Wellington, September 17: A dozen Greenpeace activists lashed themselves on Wednesday to a cargo ship in New Zealand to protest its shipment of animal feed produced at palm plantations that they blame for massive deforestation.
The environmental advocacy group claims millions of hectares of rain forest are being cut down to make way for the plantations, destroying animal habitats and seriously impacting the climate.
The protesters boarded the Hong Kong-registered East Ambition from a motorised dinghy while the ship was anchored off the Port of Tauranga, chaining themselves to cargo cranes in an attempt to stop the cargo of palm kernel from reaching shore.
Police later boarded the ship and arrested two protesters.
The activists say the palm kernel animal feed is from Indonesia and is headed for New Zealand dairy farms. The country’s dairy industry imported about 1.1 million metric tons of the feed in 2008.
Greenpeace campaigner Simon Boxer called on Prime Minister John Key to halt imports of the product and address intensive dairy farming in New Zealand. After tourism, the dairy industry is New Zealand’s second-biggest foreign currency earner, and dairy exports represent 24% of all New Zealand’s export income.
‘Fonterra Climate Crime’
“We have no hope of slowing climate change if we continue to raze and burn the world’s remaining rain forests,” Boxer said.
Activist Jo McVeagh accused Key and Fonterra, the country’s biggest dairy co-operative, of contributing to rain forest destruction. Protesters who boarded the ship held up a banner that read “Fonterra Climate Crime”.
“Fonterra and John Key have taken no steps to stop this climate crime, which is why we’re taking action,” she said in a statement.
John Lea, chief executive of Fonterra’s rural merchandising company RD1, said the East Ambition was not carrying a palm kernel feed shipment for the co-operative.
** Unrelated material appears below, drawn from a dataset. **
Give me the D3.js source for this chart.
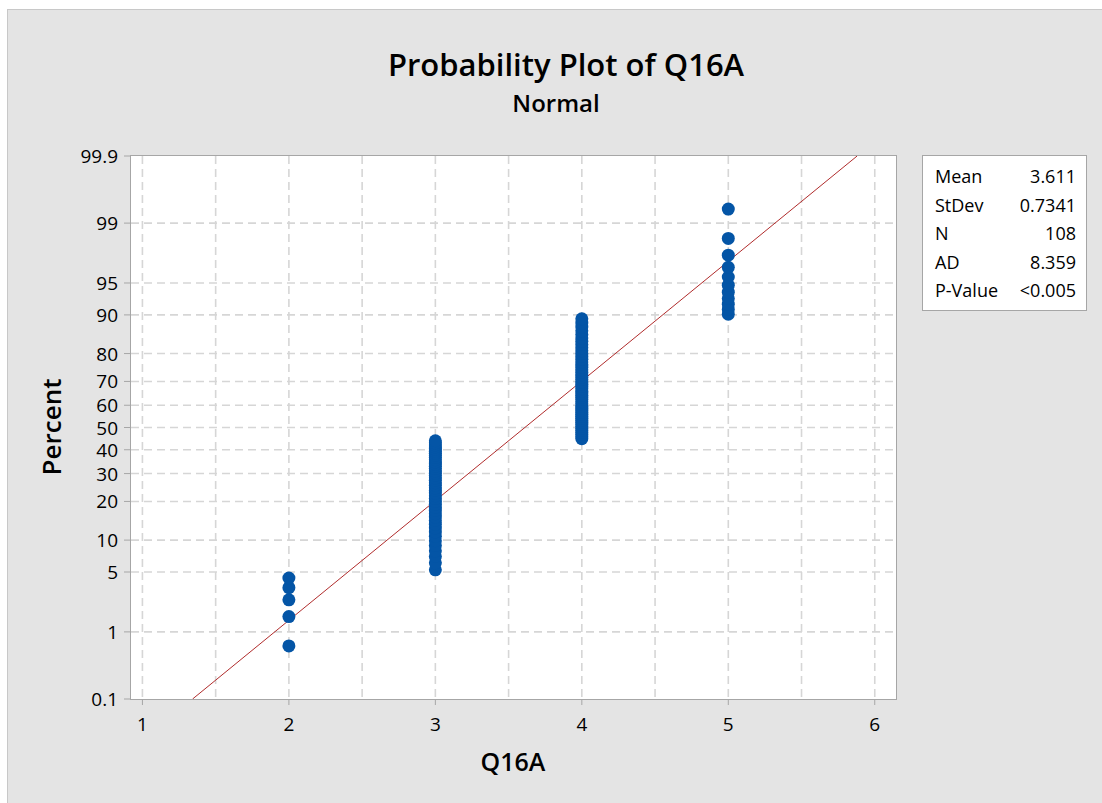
<!DOCTYPE html>
<html>
<head>
<meta charset="utf-8">
<script src="https://cdn.jsdelivr.net/npm/d3@7"></script>
<style>
  body { margin: 0; background: #fff; }
  svg { display: block; font-family: "Open Sans", sans-serif; }
</style>
</head>
<body>
<div id="chart"></div>
<script>
// Q16A responses: each distinct value and how many times it occurs
var values = [2, 3, 4, 5];
var counts = [5, 43, 49, 11];

// y axis ticks (percent, normal probability scale)
var percentTicks = [0.1, 1, 5, 10, 20, 30, 40, 50, 60, 70, 80, 90, 95, 99, 99.9];
var xTicks = [1, 2, 3, 4, 5, 6];
var xGrid = [1, 1.5, 2, 2.5, 3, 3.5, 4, 4.5, 5, 5.5, 6];

// summary box
var statLabels = ["Mean", "StDev", "N", "AD", "P-Value"];
var statValues = ["3.611", "0.7341", "108", "8.359", "<0.005"];
var fitMean = 3.611, fitSd = 0.7341;

var W = 1102, H = 803;
var margin = { left: 131, top: 156, right: 206, bottom: 104 };

// inverse normal cdf (Acklam)
function qnorm(p) {
  var a = [-3.969683028665376e+01, 2.209460984245205e+02, -2.759285104469687e+02,
    1.383577518672690e+02, -3.066479806614716e+01, 2.506628277459239e+00];
  var b = [-5.447609879822406e+01, 1.615858368580409e+02, -1.556989798598866e+02,
    6.680131188771972e+01, -1.328068155288572e+01];
  var c = [-7.784894002430293e-03, -3.223964580411365e-01, -2.400758277161838e+00,
    -2.549732539343734e+00, 4.374664141464968e+00, 2.938163982698783e+00];
  var d = [7.784695709041462e-03, 3.224671290700398e-01, 2.445134137142996e+00,
    3.754408661907416e+00];
  var pl = 0.02425, q, r;
  if (p < pl) {
    q = Math.sqrt(-2 * Math.log(p));
    return (((((c[0]*q+c[1])*q+c[2])*q+c[3])*q+c[4])*q+c[5]) /
      ((((d[0]*q+d[1])*q+d[2])*q+d[3])*q+1);
  }
  if (p > 1 - pl) {
    q = Math.sqrt(-2 * Math.log(1 - p));
    return -(((((c[0]*q+c[1])*q+c[2])*q+c[3])*q+c[4])*q+c[5]) /
      ((((d[0]*q+d[1])*q+d[2])*q+d[3])*q+1);
  }
  q = p - 0.5; r = q * q;
  return (((((a[0]*r+a[1])*r+a[2])*r+a[3])*r+a[4])*r+a[5])*q /
    (((((b[0]*r+b[1])*r+b[2])*r+b[3])*r+b[4])*r+1);
}

// expand to sorted observations and median-rank plotting positions
var obs = [];
values.forEach(function (v, k) {
  for (var j = 0; j < counts[k]; j++) obs.push(v);
});
var n = obs.length;
var points = obs.map(function (v, i) {
  return { x: v, p: 100 * (i + 1 - 0.3) / (n + 0.4) };
});

var svg = d3.select("#chart").append("svg")
  .attr("width", W).attr("height", H);

svg.append("rect")
  .attr("x", 7.5).attr("y", 9.5)
  .attr("width", W).attr("height", H)
  .attr("fill", "#e4e4e4").attr("stroke", "#c8c8c8");

var pw = W - margin.left - margin.right;
var ph = H - margin.top - margin.bottom;

var x = d3.scaleLinear().domain([0.922, 6.145]).range([margin.left, margin.left + pw]);
var zMax = qnorm(0.999);
var yz = d3.scaleLinear().domain([-zMax, zMax]).range([margin.top + ph, margin.top]);
var y = function (pct) { return yz(qnorm(pct / 100)); };

svg.append("rect")
  .attr("x", margin.left).attr("y", margin.top)
  .attr("width", pw).attr("height", ph)
  .attr("fill", "#fff");

var grid = svg.append("g")
  .attr("stroke", "#d6d6d6").attr("stroke-width", 1.6)
  .attr("stroke-dasharray", "8,5");

grid.selectAll(".vg").data(xGrid).enter().append("line")
  .attr("x1", d => x(d)).attr("x2", d => x(d))
  .attr("y1", margin.top).attr("y2", margin.top + ph);

grid.selectAll(".hg").data(percentTicks.slice(1, -1)).enter().append("line")
  .attr("x1", margin.left).attr("x2", margin.left + pw)
  .attr("y1", d => y(d)).attr("y2", d => y(d));

// frame
svg.append("rect")
  .attr("x", margin.left - 0.5).attr("y", margin.top - 0.5)
  .attr("width", pw + 1).attr("height", ph + 1)
  .attr("fill", "none").attr("stroke", "#a6a6a6");

// fitted line
var clip = svg.append("clipPath").attr("id", "plotclip")
  .append("rect").attr("x", margin.left).attr("y", margin.top)
  .attr("width", pw).attr("height", ph);

var fitP = [0.1, 99.9];
svg.append("line")
  .attr("clip-path", "url(#plotclip)")
  .attr("x1", x(fitMean + fitSd * qnorm(fitP[0] / 100)))
  .attr("y1", y(fitP[0]))
  .attr("x2", x(fitMean + fitSd * qnorm(fitP[1] / 100)))
  .attr("y2", y(fitP[1]))
  .attr("stroke", "#b02c2c").attr("stroke-width", 1);

// points
svg.append("g").selectAll("circle").data(points).enter().append("circle")
  .attr("cx", d => x(d.x))
  .attr("cy", d => y(d.p))
  .attr("r", 6.5)
  .attr("fill", "#0455a6");

// y axis ticks + labels
var ya = svg.append("g");
ya.selectAll("line").data(percentTicks).enter().append("line")
  .attr("x1", margin.left - 7).attr("x2", margin.left)
  .attr("y1", d => y(d)).attr("y2", d => y(d))
  .attr("stroke", "#a6a6a6");
ya.selectAll("text").data(percentTicks).enter().append("text")
  .attr("x", margin.left - 13)
  .attr("y", d => y(d) + 7)
  .attr("text-anchor", "end")
  .attr("font-size", 19).attr("fill", "#000")
  .text(d => d);

// x axis ticks + labels
var xa = svg.append("g");
xa.selectAll("line").data(xTicks).enter().append("line")
  .attr("x1", d => x(d)).attr("x2", d => x(d))
  .attr("y1", margin.top + ph).attr("y2", margin.top + ph + 6)
  .attr("stroke", "#a6a6a6");
xa.selectAll("text").data(xTicks).enter().append("text")
  .attr("x", d => x(d))
  .attr("y", margin.top + ph + 32)
  .attr("text-anchor", "middle")
  .attr("font-size", 19).attr("fill", "#000")
  .text(d => d);

// titles
svg.append("text")
  .attr("x", 566).attr("y", 76)
  .attr("text-anchor", "middle")
  .attr("font-size", 31).attr("font-weight", 600)
  .text("Probability Plot of Q16A");
svg.append("text")
  .attr("x", 556).attr("y", 112)
  .attr("text-anchor", "middle")
  .attr("font-size", 24).attr("font-weight", 600)
  .text("Normal");

svg.append("text")
  .attr("x", 513).attr("y", 771)
  .attr("text-anchor", "middle")
  .attr("font-size", 25).attr("font-weight", 600)
  .text("Q16A");

svg.append("text")
  .attr("transform", "translate(61,427) rotate(-90)")
  .attr("text-anchor", "middle")
  .attr("font-size", 26).attr("font-weight", 600)
  .text("Percent");

// stats box
var box = svg.append("g").attr("transform", "translate(923,156)");
box.append("rect")
  .attr("x", -0.5).attr("y", -0.5)
  .attr("width", 164).attr("height", 155)
  .attr("fill", "#fff").attr("stroke", "#a6a6a6");
box.selectAll(".lab").data(statLabels).enter().append("text")
  .attr("x", 12)
  .attr("y", (d, i) => 27 + i * 28.5)
  .attr("font-size", 18).attr("fill", "#000")
  .text(d => d);
box.selectAll(".val").data(statValues).enter().append("text")
  .attr("x", 153)
  .attr("y", (d, i) => 27 + i * 28.5)
  .attr("text-anchor", "end")
  .attr("font-size", 18).attr("fill", "#000")
  .text(d => d);
</script>
</body>
</html>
He added that a recent World Bank audit found that RD1’s feed supplier was managing its operations according to World Bank principles.
“So taking a Fonterra banner out and chaining themselves to this ship is nothing more than a dangerous publicity stunt that puts people’s lives at risk,” Lea said.
Key said he would not act to ban palm kernel-based imports.
“It’s 1% of New Zealand (animal) feed, it’s a waste product and in my opinion it’s not leading to deforestation,” he told reporters. “On that basis I have no intention of intervening.”